New Technology for Crisis Care
The word “crisis” gets used a lot. Sometimes, it’s used as an overstatement. However, there are at least two places this word can be used without any argument. If you can’t breathe, or if your heart can’t beat normally, that’s definitely a crisis. And now, thanks to very generous donors, we have some amazing new technology to help with these critical situations.
The Pediatric Glidescope
Let’s say a 5-year old girl child is rushed to the Emergency Room because she’s choking and can’t breathe. The first order of business is to regulate her breathing. That means a small tube must be inserted in her airway so she can get oxygen.
You may not have peered down the throat of a little person lately, but that airway is tiny! And the throat is full of important obstacles you don’t want to puncture as you insert that tube. A pediatric glidescope is just the tool for the job, and now we have one.
The glidescope provides a high-definition camera that doctors can use to carefully insert a tube without damaging any other vital parts. Thanks to generous donors, we have upgraded to a glidescope that can easily switch between an adult and a pediatric-size camera. It will give our ER doctors a crystal-clear view of where to insert tubes when needed.
We sincerely thank the Tri-Cities Kiwanis Club for its $10,000 gift in memory of Earl O’Brien, which allowed us to purchase this equipment. According to Kiwanis member, Dr. Gary Robertson, this particular donation had special significance to them. “The Tri-Cities Kiwanis Club purchased this valuable pediatric scope for NOCHS because we strongly support our local hospital, and the focus of Kiwanis has always been on the wellbeing of children,” Dr. Robertson notes. “The funds for this donation were obtained through our annual salmon fishing tournaments, which were created by the late Earl O’Brien, a long-time member of Tri-Cities Kiwanis.”

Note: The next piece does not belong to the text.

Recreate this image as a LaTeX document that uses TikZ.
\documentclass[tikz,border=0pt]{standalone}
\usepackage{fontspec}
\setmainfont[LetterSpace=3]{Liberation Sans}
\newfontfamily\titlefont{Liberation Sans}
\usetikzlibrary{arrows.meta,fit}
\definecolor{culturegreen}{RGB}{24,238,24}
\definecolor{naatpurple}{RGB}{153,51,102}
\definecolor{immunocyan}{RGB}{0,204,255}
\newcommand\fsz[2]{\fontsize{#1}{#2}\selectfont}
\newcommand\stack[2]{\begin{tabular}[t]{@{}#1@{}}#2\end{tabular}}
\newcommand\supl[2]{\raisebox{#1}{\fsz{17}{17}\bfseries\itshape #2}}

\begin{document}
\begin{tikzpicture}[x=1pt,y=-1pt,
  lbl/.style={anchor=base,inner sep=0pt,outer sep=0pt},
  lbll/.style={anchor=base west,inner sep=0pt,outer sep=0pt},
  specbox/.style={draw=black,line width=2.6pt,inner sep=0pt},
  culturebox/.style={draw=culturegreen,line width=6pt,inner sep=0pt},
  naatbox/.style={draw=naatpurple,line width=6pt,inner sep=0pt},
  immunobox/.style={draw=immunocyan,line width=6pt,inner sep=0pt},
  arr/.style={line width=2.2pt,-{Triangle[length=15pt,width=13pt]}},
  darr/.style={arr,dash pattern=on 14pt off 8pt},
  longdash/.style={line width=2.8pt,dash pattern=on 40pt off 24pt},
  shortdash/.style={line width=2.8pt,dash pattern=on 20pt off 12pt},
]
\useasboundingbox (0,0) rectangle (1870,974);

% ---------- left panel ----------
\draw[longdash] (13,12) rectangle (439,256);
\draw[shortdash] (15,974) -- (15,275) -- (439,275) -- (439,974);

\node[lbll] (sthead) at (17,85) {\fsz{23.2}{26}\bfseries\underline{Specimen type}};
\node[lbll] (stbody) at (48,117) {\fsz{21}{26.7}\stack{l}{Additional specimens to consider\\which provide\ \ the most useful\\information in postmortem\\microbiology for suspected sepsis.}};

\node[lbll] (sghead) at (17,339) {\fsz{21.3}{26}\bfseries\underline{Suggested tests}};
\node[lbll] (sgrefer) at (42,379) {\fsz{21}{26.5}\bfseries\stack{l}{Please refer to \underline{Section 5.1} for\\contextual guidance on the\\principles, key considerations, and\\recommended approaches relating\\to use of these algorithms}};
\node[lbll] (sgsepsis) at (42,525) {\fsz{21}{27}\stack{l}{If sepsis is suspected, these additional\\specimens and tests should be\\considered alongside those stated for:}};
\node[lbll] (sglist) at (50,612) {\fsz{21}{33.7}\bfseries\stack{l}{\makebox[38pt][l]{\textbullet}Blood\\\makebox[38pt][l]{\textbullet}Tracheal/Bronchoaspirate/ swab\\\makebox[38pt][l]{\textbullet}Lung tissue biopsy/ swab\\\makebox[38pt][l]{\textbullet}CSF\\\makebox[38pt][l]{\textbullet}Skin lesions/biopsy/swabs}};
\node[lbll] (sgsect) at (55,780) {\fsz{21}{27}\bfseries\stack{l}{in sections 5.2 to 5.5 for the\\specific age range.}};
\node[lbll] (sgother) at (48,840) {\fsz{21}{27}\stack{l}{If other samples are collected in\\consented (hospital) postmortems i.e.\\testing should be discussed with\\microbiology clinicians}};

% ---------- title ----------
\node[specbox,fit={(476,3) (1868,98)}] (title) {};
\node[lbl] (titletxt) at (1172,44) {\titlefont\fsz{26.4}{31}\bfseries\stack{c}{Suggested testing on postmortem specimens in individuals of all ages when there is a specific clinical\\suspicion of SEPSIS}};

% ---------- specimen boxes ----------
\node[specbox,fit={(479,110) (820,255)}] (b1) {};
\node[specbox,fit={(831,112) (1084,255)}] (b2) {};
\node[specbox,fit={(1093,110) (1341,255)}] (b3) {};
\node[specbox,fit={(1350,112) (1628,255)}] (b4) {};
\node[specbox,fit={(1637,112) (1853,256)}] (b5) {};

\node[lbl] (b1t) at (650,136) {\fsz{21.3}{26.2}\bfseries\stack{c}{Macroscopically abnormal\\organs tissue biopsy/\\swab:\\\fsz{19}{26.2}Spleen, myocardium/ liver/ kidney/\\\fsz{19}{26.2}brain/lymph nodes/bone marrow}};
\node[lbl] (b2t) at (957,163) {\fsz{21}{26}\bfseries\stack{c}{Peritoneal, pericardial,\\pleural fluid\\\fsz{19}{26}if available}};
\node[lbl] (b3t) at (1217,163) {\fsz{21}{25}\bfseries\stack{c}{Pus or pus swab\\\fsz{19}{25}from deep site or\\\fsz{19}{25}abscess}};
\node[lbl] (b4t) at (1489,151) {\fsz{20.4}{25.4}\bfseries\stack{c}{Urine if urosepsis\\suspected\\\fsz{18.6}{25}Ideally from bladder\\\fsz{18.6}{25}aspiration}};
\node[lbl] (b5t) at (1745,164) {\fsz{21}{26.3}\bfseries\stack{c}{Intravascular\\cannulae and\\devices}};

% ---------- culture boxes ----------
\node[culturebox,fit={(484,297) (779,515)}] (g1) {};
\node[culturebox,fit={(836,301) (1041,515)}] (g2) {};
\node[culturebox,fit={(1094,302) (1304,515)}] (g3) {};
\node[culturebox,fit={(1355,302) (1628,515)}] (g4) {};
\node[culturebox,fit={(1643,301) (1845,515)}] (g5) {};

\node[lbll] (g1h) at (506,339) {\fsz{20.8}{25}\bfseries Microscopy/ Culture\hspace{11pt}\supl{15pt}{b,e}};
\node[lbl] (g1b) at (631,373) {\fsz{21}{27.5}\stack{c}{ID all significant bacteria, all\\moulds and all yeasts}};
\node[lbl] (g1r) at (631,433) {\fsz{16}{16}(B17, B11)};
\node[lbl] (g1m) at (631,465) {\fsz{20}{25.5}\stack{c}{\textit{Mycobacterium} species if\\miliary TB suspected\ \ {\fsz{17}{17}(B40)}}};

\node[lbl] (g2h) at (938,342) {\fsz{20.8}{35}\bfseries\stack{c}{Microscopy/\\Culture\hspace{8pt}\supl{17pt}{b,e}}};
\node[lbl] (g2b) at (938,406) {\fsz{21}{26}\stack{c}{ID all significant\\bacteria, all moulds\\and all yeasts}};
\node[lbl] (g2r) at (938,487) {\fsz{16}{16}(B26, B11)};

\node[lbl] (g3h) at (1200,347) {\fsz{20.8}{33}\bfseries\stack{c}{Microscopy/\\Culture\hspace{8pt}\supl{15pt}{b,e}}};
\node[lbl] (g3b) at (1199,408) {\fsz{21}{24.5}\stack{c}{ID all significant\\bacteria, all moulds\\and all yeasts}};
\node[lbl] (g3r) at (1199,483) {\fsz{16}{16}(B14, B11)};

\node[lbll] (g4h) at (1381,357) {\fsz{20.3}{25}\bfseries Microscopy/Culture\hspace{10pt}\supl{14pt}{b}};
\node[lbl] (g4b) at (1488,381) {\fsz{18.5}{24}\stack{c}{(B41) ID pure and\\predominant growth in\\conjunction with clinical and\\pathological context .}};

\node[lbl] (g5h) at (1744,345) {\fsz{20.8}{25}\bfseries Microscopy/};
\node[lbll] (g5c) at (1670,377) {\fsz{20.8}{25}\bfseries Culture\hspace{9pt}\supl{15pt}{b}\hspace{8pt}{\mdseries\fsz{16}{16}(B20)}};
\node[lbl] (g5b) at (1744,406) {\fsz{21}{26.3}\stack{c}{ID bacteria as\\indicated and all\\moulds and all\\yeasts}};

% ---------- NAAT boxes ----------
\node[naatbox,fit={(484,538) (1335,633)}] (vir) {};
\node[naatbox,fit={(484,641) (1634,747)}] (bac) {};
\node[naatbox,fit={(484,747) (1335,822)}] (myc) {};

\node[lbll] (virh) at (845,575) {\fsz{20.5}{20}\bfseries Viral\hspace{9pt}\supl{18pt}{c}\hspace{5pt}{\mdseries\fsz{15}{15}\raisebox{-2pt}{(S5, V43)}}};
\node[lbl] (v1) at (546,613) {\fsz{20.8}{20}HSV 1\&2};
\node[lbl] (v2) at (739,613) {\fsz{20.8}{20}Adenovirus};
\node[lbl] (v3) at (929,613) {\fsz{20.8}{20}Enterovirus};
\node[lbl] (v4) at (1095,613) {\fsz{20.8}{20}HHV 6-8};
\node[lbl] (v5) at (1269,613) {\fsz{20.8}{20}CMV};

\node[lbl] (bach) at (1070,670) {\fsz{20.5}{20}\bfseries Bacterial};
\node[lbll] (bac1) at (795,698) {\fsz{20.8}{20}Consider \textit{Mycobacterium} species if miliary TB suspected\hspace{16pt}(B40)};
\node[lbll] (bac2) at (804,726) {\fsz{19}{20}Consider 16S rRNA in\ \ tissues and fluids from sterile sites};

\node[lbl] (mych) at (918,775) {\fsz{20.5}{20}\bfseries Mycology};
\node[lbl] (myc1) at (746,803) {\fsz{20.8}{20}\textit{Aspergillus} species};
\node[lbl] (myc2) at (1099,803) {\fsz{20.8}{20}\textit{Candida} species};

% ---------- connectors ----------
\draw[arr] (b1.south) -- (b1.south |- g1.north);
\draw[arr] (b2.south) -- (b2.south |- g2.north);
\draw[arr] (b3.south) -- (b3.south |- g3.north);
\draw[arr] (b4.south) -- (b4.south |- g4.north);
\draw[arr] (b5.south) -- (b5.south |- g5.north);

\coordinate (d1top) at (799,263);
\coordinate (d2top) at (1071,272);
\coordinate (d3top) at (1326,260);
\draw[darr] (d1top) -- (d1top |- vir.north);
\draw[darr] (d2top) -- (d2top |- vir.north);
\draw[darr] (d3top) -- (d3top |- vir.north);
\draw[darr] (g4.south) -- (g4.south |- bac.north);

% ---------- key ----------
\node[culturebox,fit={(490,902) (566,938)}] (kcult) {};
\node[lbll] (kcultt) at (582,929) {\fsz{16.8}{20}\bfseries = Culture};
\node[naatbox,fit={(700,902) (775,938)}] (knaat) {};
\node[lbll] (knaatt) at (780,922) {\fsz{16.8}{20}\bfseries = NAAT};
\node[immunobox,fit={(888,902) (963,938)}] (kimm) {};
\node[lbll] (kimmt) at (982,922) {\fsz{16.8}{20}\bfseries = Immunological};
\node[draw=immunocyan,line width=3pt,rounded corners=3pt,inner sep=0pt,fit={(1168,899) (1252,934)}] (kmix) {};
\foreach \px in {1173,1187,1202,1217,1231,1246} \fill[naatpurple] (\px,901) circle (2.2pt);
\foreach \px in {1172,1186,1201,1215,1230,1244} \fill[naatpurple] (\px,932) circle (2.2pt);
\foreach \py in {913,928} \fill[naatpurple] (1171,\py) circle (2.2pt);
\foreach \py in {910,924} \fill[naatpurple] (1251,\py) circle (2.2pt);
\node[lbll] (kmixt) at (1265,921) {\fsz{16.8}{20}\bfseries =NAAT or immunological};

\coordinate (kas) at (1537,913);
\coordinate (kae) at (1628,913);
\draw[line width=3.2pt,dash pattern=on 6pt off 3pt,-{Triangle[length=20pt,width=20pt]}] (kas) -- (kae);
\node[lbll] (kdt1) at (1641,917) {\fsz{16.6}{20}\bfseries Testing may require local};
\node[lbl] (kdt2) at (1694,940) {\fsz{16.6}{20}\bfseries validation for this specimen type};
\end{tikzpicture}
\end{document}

Heart disorders can present themselves in many ways. But here’s one you may not know about: the role heart health plays in cancer treatment.
Let’s say a 42-year-old mother comes in for a mammogram, and the tests uncover a fast-growing cancer. Before an oncologist can start radiation or chemotherapy, he or she needs to know if the woman’s heart can take the strain.
Our new 3D echocardiogram can provide pictures and video of that heart pumping. The doctor can look at tissue health, pumping strength, and all details of the heart from every angle. And here’s the really important part: a doctor who’s not even on site can view the imagery. So rather than waiting weeks for an appointment to find out results, this cancer patient can get the green light to start immediate treatment. This is an especially useful way to involve our Muskegon-based collaborating partners, Westshore Cardiology, on days when they are not in their offices here on our campus.
Although NOCHS already had an echocardiogram machine, it did not offer remote viewing or 3D capability. Now, we have doubled our capacity and cut the wait time for student athletes, cancer patients, people with COPD or heart murmurs, and a vast array of other patients with cardiac concerns.
Once again, we sincerely thank the people of this community who stepped up with gifts to make this investment possible. That list includes the 100 + Tri-Cities Women Who Care, the 100 Men Who Give – Tri-Cities, attendees at the 100th anniversary celebration last year, the North Ottawa Hospital Auxiliary, the 1919 NOCHS Giving Circle of physicians, Marvin and Jerene DeWitt Foundation, Samuel L. Westerman Foundation, Alvin E. and Mary C. Jacobson Family Fund, Jerry and Ruth Hoogerheide, the N. Kay Doss Memorial Fund and many individual donors. Thank you for your caring generosity!